Custom manuscript dependencies
------------------------------
.. raw:: html
Sometimes it is useful to specify custom dependencies of the manuscript file, such as when
you use the ``input`` directive to ingest content from other LaTeX files. Say we have a special
rules that computes the answer to some problem in the ``Snakefile``:
.. code-block:: python
rule answer:
input:
"src/answer.py"
output:
"src/answer.tex"
conda:
"environment.yml"
shell:
"cd src && python answer.py"
In order to tell ``showyourwork`` that ``src/ms.tex`` depends on ``src/answer.tex``, simply
specify it as a dependency in ``showyourwork.yml``:
.. code-block:: yaml
dependencies:
src/ms.tex:
- src/answer.tex
Because of the way ``Snakemake`` builds the dependency graph, changes to ``src/answer.py``
will automatically trigger re-computation of ``src/answer.tex`` and a rebuild of the PDF.
Non-Python figure scripts
-------------------------
.. raw:: html
Although ``showyourwork`` expects figures to be generated from ``Python`` scripts, it allows
users to provide instructions on how to generate figures using any programming language.

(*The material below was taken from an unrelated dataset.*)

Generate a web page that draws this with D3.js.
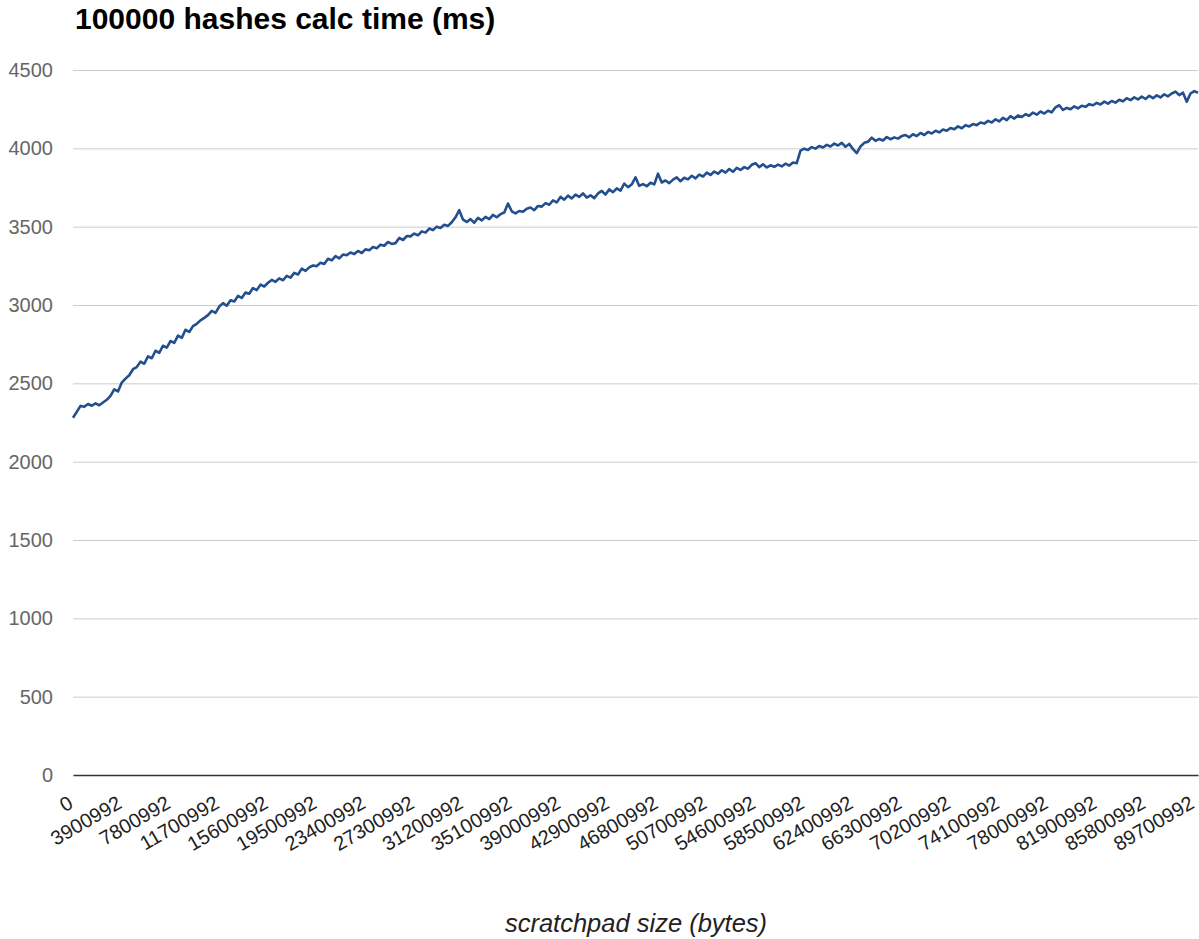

This is done in the ``showyourwork.yml`` config file under the ``scripts`` key. Each entry
should be a file extension, such as ``sh`` for shell scripts, ``jl`` for ``Julia`` scripts,
etc. Under each extension key, users should provide the shell command for generating a figure
from the corresponding script.
For example, the default configuration for ``Python`` scripts looks like this:
.. code-block:: yaml
scripts:
py:
python {script}
This tells ``showyourwork`` that to generate a figure from a ``Python`` script, all it
needs to do is run the ``python`` shell command followed by the script name, which we
provide as ``{script}`` (this special variable gets automatically expanded at runtime to
the name--not the path--of the script file).
Users don't need to specify this, however, as ``Python`` is the default language.
The example linked to above shows a more realistic use case: generating a directed
acyclic graph (DAG) from a Graphviz ``.gv`` file:
.. code-block:: yaml
scripts:
gv:
dot -Tpdf {script} > {figure}
Here, we tell ``showyourwork`` that we need to run the ``dot`` command to generate
the figure ``{figure}`` from the Graphviz script ``{script}``. Note that ``{figure}``
is another special variable that gets expanded to the name of the output figure file.
Note that because ``showyourwork`` expects scripts to have the ``.py`` extension
by default, you might have to force-add (i.e., ``git add -f script.gv``) scripts
with other extensions in order to actually commit them!